Rubin was initially hired by Linklater last year to scrounge up archival music for his film about a forgotten band of small-time bank- and train-robbers who shot their way into the footnotes of history during the early part of the century. (The film stars Ethan Hawke, Vincent D'Onofrio, Skeet Ulrich, Dwight Yoakam, Matthew McConaughey, and Julianna Margulies.) Rubin, a bluegrass and klezmer fanatic, started rounding up old Jelly Roll Morton and Hoagy Carmichael and James P. Johnson tunes.

But Linklater also needed a band for a couple of key sequences, not to mention an original score to glue the movie together. Rubin suggested that his partner Barnes (who now lives in Seattle) write the score: Three Barnes instrumentals, performed with the Northwest Sinfonia, will appear on the record. Rubin then hired a group of Texas musicians to rerecord the archival music: The soundtrack features "Riverboat Shuffle," written by (among others) Irving Mills and Hoagy Carmichael; George Cobb and Jack Yellen's "Alabama Jubilee"; Wendell Hall's "LuLu Lou"; and Jesse Pickett's "Bulldyker's Dream," as performed by James P. Johnson. (The last track is a 1941 recording originally released on Mo Asch's Smithsonian Folkways label.) In addition to the band that the tuba-toting Rubin assembled and performs in, the album also features two contributions from the San Antonio-based Jim Cullum Jazz Band, perhaps the only band in America that doesn't treat Dixieland like music that ought to be played in a pizza parlor.

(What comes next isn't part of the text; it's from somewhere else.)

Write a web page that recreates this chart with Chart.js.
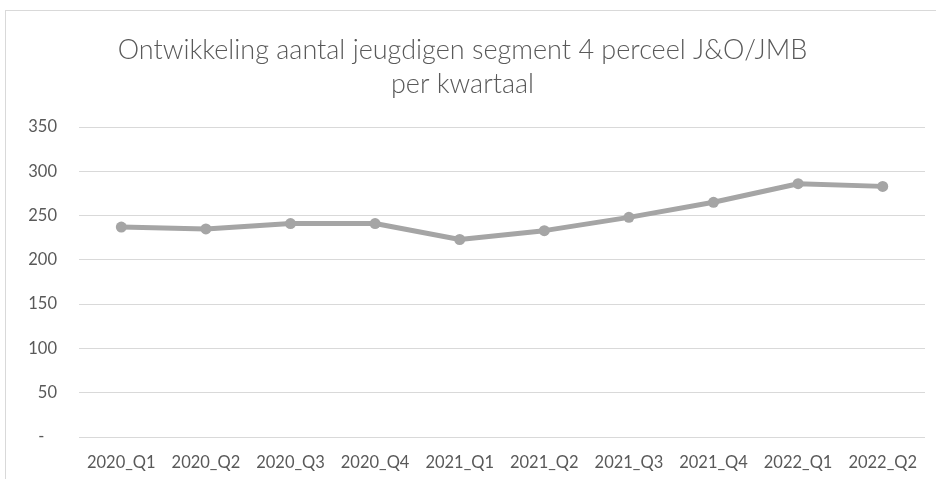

"One of the most satisfying aspects to making movies in Texas is the opportunity to work with people who might lack the industry credits, but are clearly better, more perfectly 'cast' than anyone you could find on either coast," Linklater writes in the still-to-be-finished liner notes. "Mark is such a person. He would bring us tapes to listen to that he made from his huge collection of records, some even from old 78s. Besides being an ace musicologist, Mark's worked with nearly every musician in Texas that plays the cool music from the era of this film, so it was only natural we get him to put together the tunes for us."

The mere existence of The Newton Boys soundtrack is cause for ceremony: It defies the trend of record companies using soundtracks to whore their latest pet project or the next hit single by a chart-topper. Indeed, Sony's Soundtrax division was responsible for last year's Men in Black soundtrack--which featured one song included in the movie, and even then it was Will Smith's title track, used over the film's end credits. But Men in Black was merely the end result of years of bastardization that began with the Beverly Hills Cop soundtrack in the early 1980s, which carried the warning: "Contains additional songs that are not in the film." Studios long ago realized they could break up-and-comers by sticking them on blockbuster soundtracks, and they never looked back, spending millions of dollars to create soundtrack divisions geared toward finding just the right combination of hit singles.

Linklater has been the rare champion of movie music: The soundtrack to his debut Slacker featured a host of unknown Austin bands--the Bad Livers performed at the film's Austin debut in 1991--and the two albums spawned by his high-times nostalgia trip Dazed and Confused used '70s AOR hits as though they were written just for the movie. Yet perhaps the last time a major label released a soundtrack like Newton was in 1981, when Randy Newman scored Ragtime (not coincidentally, it's the sole Newman album not available on CD). The Newton Boys plays like a Folkways record without the scratches; it's authentic without playing down to the crowd, an interpretation of history but not an imitation.

"It's a very creative project in that we're not trying to get all the latest artists to do tracks," says Denise Louiso, associate director of soundtracks at Sony. "It is different. People aren't competing to do these songs. The music is so important to the film, and keeping in line with it, we wanted to make the soundtrack as real as possible."

Still, Rubin won't be satisfied till the album's in stores--and with good reason. He says that early on, an executive at 20th Century Fox, which is releasing the film, suggested bringing in such bands as Blues Traveler and Squirrel Nut Zippers to record some of the tunes. Rubin balked, though he did finally concede to using Arista artist and Austin resident Abra Moore on one song ("Milenberg Joys," which turned out to become one of the record's highlights, despite Rubin's initial fears) and A&M artist Patty Griffin on another.

"This could all teeter any moment," Rubin says with the mistrust common among any band that jumps from the minors to the majors before the end of spring training. "There's still this fear of the music-inspired-by tag. They've been pretty cool of it, but we're so far on the loop, who knows? I mean, early on, it was, 'Have you heard of this band Blues Traveler?'

"This is like a kickin', pumpin' record of good-time hot jazz, the kind of stuff Squirrel Nut Zippers wish they could do. This is going to be a Bad Livers album. Both me and Dan are in every one of those jazz bands [on the album]. It also furthers our agenda to be the acoustic Dust Brothers. We've been fighting this for a long time, actually thinking we're a band. But that's not true. We're banjo-wielding Dust Brothers.